Ulysse Nardin draws inspiration from a bunch of qualities in the letter X, which is the
roman numeral for 10 and also frequently used in automotive sports lines. Its design is fancy though admittedly it is a feat to distinguish a product from the formulaic sporty case material
(alloys, carbons, Hublot-era fusion concept of mixed metals) and skeleton dial. Cue — Richard Mille, TagHeuer, Hublot, Zenith, and Richemont’s response with Roger Dubuis.
Review: Ulysse Nardin Diver X Skeleton Black
Retail price for the UN Diver X Skeleton Black is set at SGD
36,300 inclusive of GST (24’500 CHF / 23’300 EUR / 25’800 USD). Limited Edition of 175 pieces.
Commentary from an earlier press
release “The combination of a skeleton movement and a divers watch seems to be at odds
to each other. The diver watch is regarded as the epitome of a hardy, strong watch, capable of withstanding not only the pressures of the depths and the rigours of a diving habitat, but also
needs the ruggedness as the diver’s life may depend on it working well. And often, skeletonising a movement will reduce the structural integrity, making it less rugged than a regular one. So it
is rather interesting that UN has chosen to combine these two traits into one watch. The original design was a 10 piece limited edition to celebrate the new partnership between UN and Sediqqi.

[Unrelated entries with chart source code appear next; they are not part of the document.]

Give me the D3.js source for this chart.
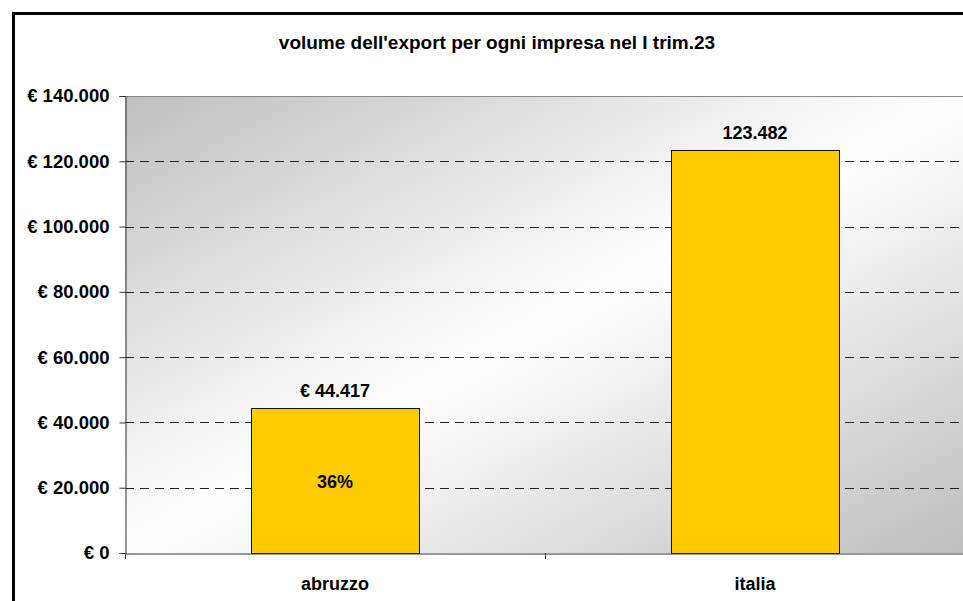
<!DOCTYPE html>
<html><head><meta charset="utf-8">
<script src="https://cdn.jsdelivr.net/npm/d3@7"></script>
<style>body{margin:0;background:#fff}svg{display:block;font-family:"Liberation Sans",Arial,sans-serif}</style>
</head><body>
<script>
const categories = ["abruzzo", "italia"];
const values = [44417, 123482];
const valueLabels = ["€ 44.417", "123.482"];
const innerLabels = ["36%", ""];
const yTicks = [0, 20000, 40000, 60000, 80000, 100000, 120000, 140000];
const title = "volume dell'export per ogni impresa nel I trim.23";

const W = 963, H = 601;
const m = {left: 125, top: 96, right: W - 965, bottom: H - 553};
const svg = d3.select("body").append("svg").attr("width", W).attr("height", H);

const defs = svg.append("defs");
const g1 = defs.append("linearGradient").attr("id", "bg")
  .attr("x1", 0).attr("y1", 0).attr("x2", 1).attr("y2", 1);
g1.append("stop").attr("offset", "0").attr("stop-color", "#bfbfbf");
g1.append("stop").attr("offset", "0.5").attr("stop-color", "#ffffff");
g1.append("stop").attr("offset", "1").attr("stop-color", "#bdbdbd");

// outer border
svg.append("rect").attr("x", 13.5).attr("y", 13.5).attr("width", W).attr("height", H)
  .attr("fill", "none").attr("stroke", "#000").attr("stroke-width", 3);

const x = d3.scaleBand().domain(categories).range([m.left, W - m.right]).paddingInner(0).paddingOuter(0);
const y = d3.scaleLinear().domain([0, 140000]).range([H - m.bottom, m.top]);

// plot area
svg.append("rect").attr("x", m.left).attr("y", m.top).attr("width", W - m.right - m.left)
  .attr("height", H - m.bottom - m.top).attr("fill", "url(#bg)");
svg.append("line").attr("x1", m.left).attr("x2", W - m.right).attr("y1", m.top + 0.5).attr("y2", m.top + 0.5)
  .attr("stroke", "#8a8a8a").attr("stroke-width", 1);

// grid
svg.append("g").selectAll("line").data(yTicks.filter(d => d > 0 && d < 140000)).join("line")
  .attr("x1", m.left).attr("x2", W - m.right)
  .attr("y1", d => Math.round(y(d)) + 0.5).attr("y2", d => Math.round(y(d)) + 0.5)
  .attr("stroke", "#222").attr("stroke-width", 1).attr("stroke-dasharray", "9,6");

// bars
const bw = x.bandwidth() * 0.4;
svg.append("g").selectAll("rect").data(values).join("rect")
  .attr("x", (d, i) => Math.round(x(categories[i]) + (x.bandwidth() - bw) / 2) + 0.5)
  .attr("y", d => Math.round(y(d)) + 0.5)
  .attr("width", bw)
  .attr("height", d => y(0) - Math.round(y(d)))
  .attr("fill", "#ffcc00").attr("stroke", "#111").attr("stroke-width", 1);

// y axis
const yAxis = svg.append("g").attr("transform", `translate(${m.left + 0.5},0)`)
  .call(d3.axisLeft(y).tickValues(yTicks).tickSize(6).tickPadding(10)
    .tickFormat(d => "€ " + (d === 0 ? "0" : d3.format(",")(d).replace(/,/g, "."))));
yAxis.select(".domain").attr("stroke", "#333");
yAxis.selectAll(".tick line").attr("stroke", "#333");
yAxis.selectAll("text").attr("font-size", 18.5).attr("font-weight", "bold").attr("fill", "#000")
  .attr("font-family", "Liberation Sans, Arial, sans-serif");

// x axis
const xAxis = svg.append("g").attr("transform", `translate(0,${H - m.bottom + 0.5})`)
  .call(d3.axisBottom(x).tickSize(0).tickPadding(24));
xAxis.select(".domain").attr("stroke", "#333");
xAxis.selectAll("text").attr("font-size", 18).attr("font-weight", "bold").attr("fill", "#000")
  .attr("font-family", "Liberation Sans, Arial, sans-serif");
// category separator ticks
svg.append("g").selectAll("line").data(categories).join("line")
  .attr("x1", d => Math.round(x(d)) + 0.5).attr("x2", d => Math.round(x(d)) + 0.5)
  .attr("y1", H - m.bottom).attr("y2", H - m.bottom + 6).attr("stroke", "#333");

// value labels
svg.append("g").selectAll("text").data(values).join("text")
  .attr("x", (d, i) => x(categories[i]) + x.bandwidth() / 2)
  .attr("y", d => y(d) - 11)
  .attr("text-anchor", "middle").attr("font-size", 18).attr("font-weight", "bold")
  .text((d, i) => valueLabels[i]);

svg.append("g").selectAll("text").data(values).join("text")
  .attr("x", (d, i) => x(categories[i]) + x.bandwidth() / 2)
  .attr("y", d => (y(d) + y(0)) / 2 + 7)
  .attr("text-anchor", "middle").attr("font-size", 18).attr("font-weight", "bold")
  .text((d, i) => innerLabels[i]);

// title
svg.append("text").attr("x", 497).attr("y", 49).attr("text-anchor", "middle")
  .attr("font-size", 19).attr("font-weight", "bold").text(title);
</script>
</body></html>
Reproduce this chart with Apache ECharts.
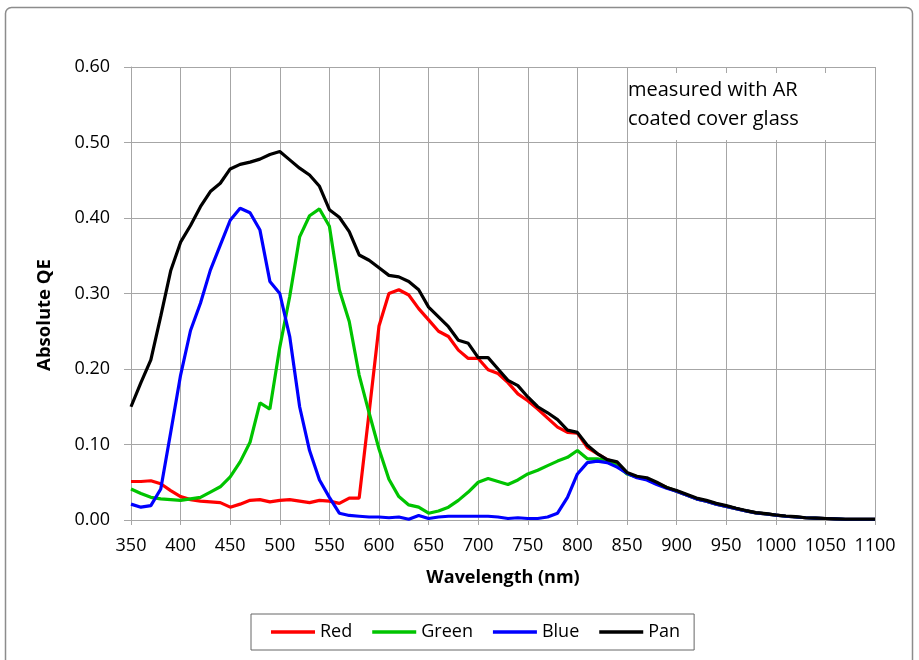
<!DOCTYPE html>
<html>
<head>
<meta charset="utf-8">
<script src="https://cdn.jsdelivr.net/npm/echarts@6/dist/echarts.min.js"></script>
<style>
  html, body { margin: 0; padding: 0; background: #fff; }
  #chart { width: 919px; height: 660px; }
</style>
</head>
<body>
<div id="chart"></div>
<script>
// wavelength in nm, 10 nm steps
const wavelengths = [];
for (let w = 350; w <= 1100; w += 10) wavelengths.push(w);

const red = [
  0.051, 0.051, 0.052, 0.048, 0.039, 0.031, 0.027, 0.025, 0.024, 0.023,
  0.017, 0.021, 0.026, 0.027, 0.024, 0.026, 0.027, 0.025, 0.023, 0.026,
  0.025, 0.022, 0.029, 0.029, 0.142, 0.257, 0.300, 0.305, 0.298, 0.280,
  0.265, 0.250, 0.243, 0.225, 0.214, 0.214, 0.199, 0.194, 0.182, 0.167,
  0.158, 0.147, 0.135, 0.123, 0.116, 0.115, 0.096, 0.088, 0.080, 0.075,
  0.062, 0.057, 0.054, 0.049, 0.043, 0.038, 0.033, 0.028, 0.025, 0.021,
  0.018, 0.015, 0.012, 0.0095, 0.008, 0.0065, 0.005, 0.004, 0.003, 0.0025,
  0.002, 0.0015, 0.001, 0.001, 0.001, 0.001
];
const green = [
  0.041, 0.035, 0.030, 0.028, 0.027, 0.026, 0.028, 0.030, 0.037, 0.044,
  0.057, 0.077, 0.103, 0.155, 0.147, 0.229, 0.296, 0.375, 0.403, 0.412,
  0.389, 0.305, 0.263, 0.192, 0.142, 0.094, 0.054, 0.031, 0.020, 0.017,
  0.009, 0.012, 0.017, 0.026, 0.037, 0.050, 0.055, 0.051, 0.047, 0.053,
  0.061, 0.066, 0.072, 0.078, 0.083, 0.092, 0.081, 0.081, 0.079, 0.072,
  0.061, 0.057, 0.054, 0.048, 0.043, 0.038, 0.033, 0.028, 0.025, 0.021,
  0.018, 0.015, 0.012, 0.0095, 0.008, 0.0065, 0.005, 0.004, 0.003, 0.0025,
  0.002, 0.0015, 0.001, 0.001, 0.001, 0.001
];
const blue = [
  0.021, 0.017, 0.019, 0.041, 0.116, 0.192, 0.251, 0.287, 0.331, 0.364,
  0.397, 0.413, 0.407, 0.384, 0.316, 0.300, 0.243, 0.150, 0.092, 0.053,
  0.030, 0.009, 0.006, 0.005, 0.004, 0.004, 0.003, 0.004, 0.001, 0.006,
  0.002, 0.004, 0.005, 0.005, 0.005, 0.005, 0.005, 0.004, 0.002, 0.003,
  0.002, 0.002, 0.004, 0.009, 0.030, 0.061, 0.076, 0.078, 0.076, 0.070,
  0.062, 0.056, 0.053, 0.047, 0.042, 0.038, 0.033, 0.028, 0.025, 0.021,
  0.018, 0.015, 0.012, 0.0095, 0.008, 0.0065, 0.005, 0.004, 0.003, 0.0025,
  0.002, 0.0015, 0.001, 0.001, 0.001, 0.001
];
const pan = [
  0.150, 0.182, 0.212, 0.270, 0.330, 0.368, 0.390, 0.415, 0.435, 0.446,
  0.465, 0.471, 0.474, 0.478, 0.484, 0.488, 0.477, 0.466, 0.457, 0.442,
  0.411, 0.401, 0.382, 0.351, 0.344, 0.334, 0.324, 0.322, 0.316, 0.305,
  0.282, 0.269, 0.256, 0.238, 0.234, 0.215, 0.215, 0.200, 0.185, 0.178,
  0.163, 0.150, 0.142, 0.133, 0.119, 0.116, 0.099, 0.088, 0.080, 0.077,
  0.063, 0.058, 0.056, 0.050, 0.043, 0.039, 0.034, 0.029, 0.026, 0.022,
  0.019, 0.0155, 0.0125, 0.0097, 0.0084, 0.0066, 0.0053, 0.0044, 0.003, 0.0025,
  0.002, 0.0015, 0.001, 0.001, 0.001, 0.001
];

const seriesNames = ["Red", "Green", "Blue", "Pan"];
const seriesColors = ["#ff0000", "#00c400", "#0000ff", "#000000"];
const seriesValues = [red, green, blue, pan];

const font = "'Open Sans', 'Noto Sans', sans-serif";
const gridColor = "#a6a6a6";

const chart = echarts.init(document.getElementById("chart"), null, { renderer: "canvas" });

chart.setOption({
  animation: false,
  textStyle: { fontFamily: font },
  graphic: [
    {
      type: "rect",
      shape: { x: 5.5, y: 7.5, width: 907, height: 680, r: 6 },
      style: { fill: "none", stroke: "#8c8c8c", lineWidth: 1.5 },
      z: -1
    },
    // white note box hides the grid behind the text, as in the original
    {
      type: "rect",
      shape: { x: 628, y: 73, width: 245, height: 67 },
      style: { fill: "#fff" },
      z: 10
    },
    {
      type: "text",
      left: 628,
      top: 76,
      z: 11,
      style: {
        text: "measured with AR\ncoated cover glass",
        font: "20px " + font,
        lineHeight: 29,
        fill: "#000"
      }
    },
    // y axis title sits a little below the axis middle in the original
    {
      type: "text",
      x: 45,
      y: 315,
      rotation: Math.PI / 2,
      z: 11,
      style: {
        text: "Absolute QE",
        font: "bold 18.5px " + font,
        fill: "#000",
        align: "center",
        verticalAlign: "middle"
      }
    }
  ],
  grid: { left: 131, right: 44, top: 67, bottom: 140 },
  legend: {
    data: seriesNames,
    left: 251,
    top: 614,
    itemWidth: 44,
    itemHeight: 3.5,
    itemGap: 20,
    icon: "rect",
    borderColor: "#666",
    borderWidth: 1,
    padding: [9, 14, 9, 20],
    textStyle: { fontFamily: font, fontSize: 18, color: "#000" }
  },
  xAxis: {
    type: "value",
    min: 350,
    max: 1100,
    interval: 50,
    name: "Wavelength (nm)",
    nameLocation: "middle",
    nameGap: 49,
    nameTextStyle: { fontFamily: font, fontSize: 18, fontWeight: "bold", color: "#000" },
    axisLine: { lineStyle: { color: gridColor } },
    axisTick: { show: true, length: 5, lineStyle: { color: gridColor } },
    axisLabel: {
      fontFamily: font, fontSize: 18, color: "#000", margin: 17,
      formatter: (v) => String(v)
    },
    splitLine: { show: true, lineStyle: { color: gridColor, width: 1 } }
  },
  yAxis: {
    type: "value",
    min: 0,
    max: 0.6,
    interval: 0.1,
    axisLine: { show: true, lineStyle: { color: gridColor } },
    axisTick: { show: true, length: 7, lineStyle: { color: gridColor } },
    axisLabel: {
      fontFamily: font, fontSize: 18, color: "#000", margin: 21,
      formatter: (v) => v.toFixed(2)
    },
    splitLine: { show: true, lineStyle: { color: gridColor, width: 1 } }
  },
  series: seriesNames.map((name, i) => ({
    name: name,
    type: "line",
    data: wavelengths.map((w, j) => [w, seriesValues[i][j]]),
    showSymbol: false,
    symbol: "none",
    color: seriesColors[i],
    lineStyle: { color: seriesColors[i], width: 3.2 },
    z: 2 + i
  }))
});
</script>
</body>
</html>
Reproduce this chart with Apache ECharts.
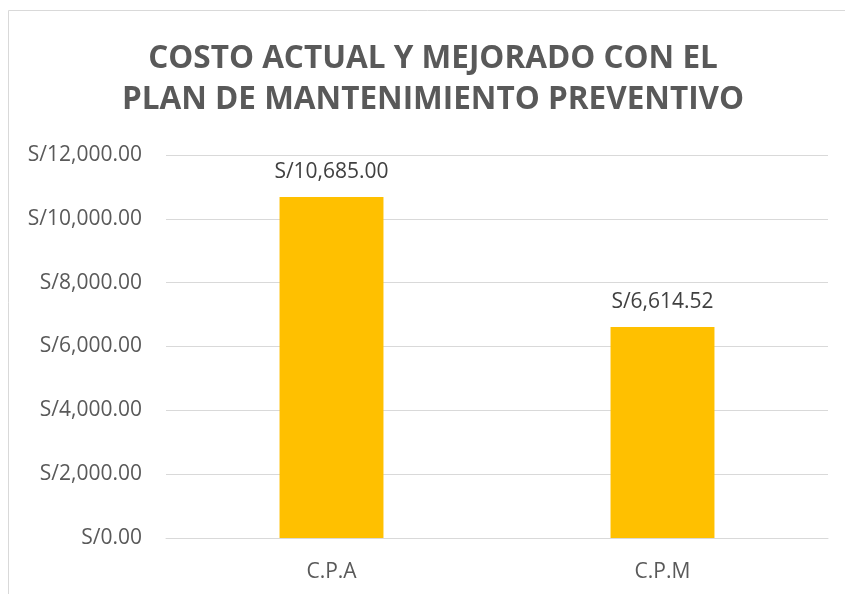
<!DOCTYPE html>
<html>
<head>
<meta charset="utf-8">
<script src="https://cdn.jsdelivr.net/npm/echarts@6/dist/echarts.min.js"></script>
<style>
	html, body { margin: 0; padding: 0; background: #fff; }
	#chart_cost { width: 845px; height: 594px; }
</style>
</head>
<body>
<div id="chart_cost"></div>
<script>
	var categories = ['C.P.A', 'C.P.M'];
	var costs = [10685.00, 6614.52];
	var tickMax = 12000;
	var tickStep = 2000;
	var titleLines = ['COSTO ACTUAL Y MEJORADO CON EL', 'PLAN DE MANTENIMIENTO PREVENTIVO'];

	function soles(v) {
		return 'S/' + Number(v).toLocaleString('en-US', {
			minimumFractionDigits: 2,
			maximumFractionDigits: 2
		});
	}

	var option = {
		animation: false,
		graphic: [
			// marco del gráfico
			{
				type: 'rect',
				shape: { x: 8.5, y: 10.5, width: 860, height: 620 },
				style: { fill: 'none', stroke: '#d9d9d9', lineWidth: 1 },
				silent: true
			},
			// título (centrado en el área del marco, no en la ventana)
			{
				type: 'text',
				x: 433,
				y: 80,
				silent: true,
				style: {
					text: titleLines.join('\n'),
					align: 'center',
					verticalAlign: 'middle',
					fontFamily: 'Open Sans',
					fontWeight: 'bold',
					fontSize: 31.5,
					lineHeight: 41,
					fill: '#595959'
				}
			}
		],
		grid: {
			left: 166,
			right: 17,
			top: 155,
			bottom: 56
		},
		xAxis: {
			type: 'category',
			data: categories,
			axisLine: { lineStyle: { color: '#d9d9d9', width: 1 } },
			axisTick: { show: false },
			axisLabel: {
				margin: 24,
				fontFamily: 'Open Sans',
				fontSize: 21,
				color: '#595959'
			}
		},
		yAxis: {
			type: 'value',
			min: 0,
			max: tickMax,
			interval: tickStep,
			axisLine: { show: false },
			axisTick: { show: false },
			splitLine: { lineStyle: { color: '#d9d9d9', width: 1 } },
			axisLabel: {
				margin: 24,
				fontFamily: 'Open Sans',
				fontSize: 21,
				color: '#595959',
				formatter: soles
			}
		},
		series: [{
			type: 'bar',
			data: costs,
			barWidth: '31.4%',
			itemStyle: { color: '#FFC000' },
			label: {
				show: true,
				position: 'top',
				distance: 14,
				fontFamily: 'Open Sans',
				fontSize: 21,
				color: '#404040',
				formatter: function(p) { return soles(p.value); }
			}
		}]
	};

	var myChart = echarts.init(document.getElementById('chart_cost'));
	myChart.setOption(option);
</script>
</body>
</html>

Sediqqi is the largest retailer in the UAE, and a force to be reckoned with in the world of luxury watch retail. It was revealed as a sneak peak of 10 watches in Dubai Watch week 2021, with the
release announcing that a further 175 pieces will be available in 2022.”
The Case and Dial
The Diver X Skeleton case measures 44mm and is set in a titanium black DLC sandblasted and satin finished case. Geometry is a central concept in the design of the watch. The dial shows an X
formed by four of the indexes. Its bezel uses a concave black Carbonium® and rotates in one direction. The aeronautic-grade Carbonium ® is a super-light and sustainable material used in the
production of the latest-generation airplanes’ fuselage and wings.
The production of Carbonium ® has 40% less environmental impact than other carbon composites as it uses offcuts from aeronautical pieces. With complex process requiring high pressures and
temperatures, Carbonium ® is a high-performance material that brings out the core beauty of
the organic pattern created by the 7µm diameter carbon fibers.
The movement is one of the innovations of the watch’s antecedent, the FREAK VISION: a super-light balance wheel in silicium, extra-wide, with nickel flyweights and stabilizing micro-blades. The
Manufacture movement, the UN-372 caliber, uses a silicium escape wheel and oscillator, anchor and balance spring for improved anti-magnetism. It’s self-winding and beats at 3 Hz and has 72 hours
of power reserve.
The DIVER X SKELETON BLACK limited to 175 timepieces comes with both a yellow rubber strap and a black fabric R-strap made of upcycled polyamide from fishing nets. It is priced at 24’500 CHF. At
this price point, it competes with brands like Zenith and Hublot.
Skeleton watches or openworked designs may need more time to become as iconic as classic designs – apart from Richard Mille, which may be recognizable more for its case shape rather than its
dials. In terms of popularizing the concept in a production timepiece, Hublot probably was the trendsetter with the Aerobang, Big Bang etc. Tag Heuer imported the idea and introduced it to
its Carrera, then all the other LVMH brands followed suit, Bulgari’s Octo, Zenith’s Defy. Swatch replies with Jacquet Droz, Richemont with Roger Dubuis. Other brands like Girard Perregaux, Arnold
& Son also join the fray.
Skeleton dials are intricate, and give the impression of a super engineered mechanical object. It can display watchmaker workmanship and skills. Contrasting colored cases, textured surfaces like
carbon, bronze, are still fashionable today. This combination is likely what the market buys into today which explains for the catch-up products still emerging today. It’s a product fit for those
who want alternatives to the traditional classic and sports watch designs; a telling sign of an emerging market taste seeking more unconventional styles.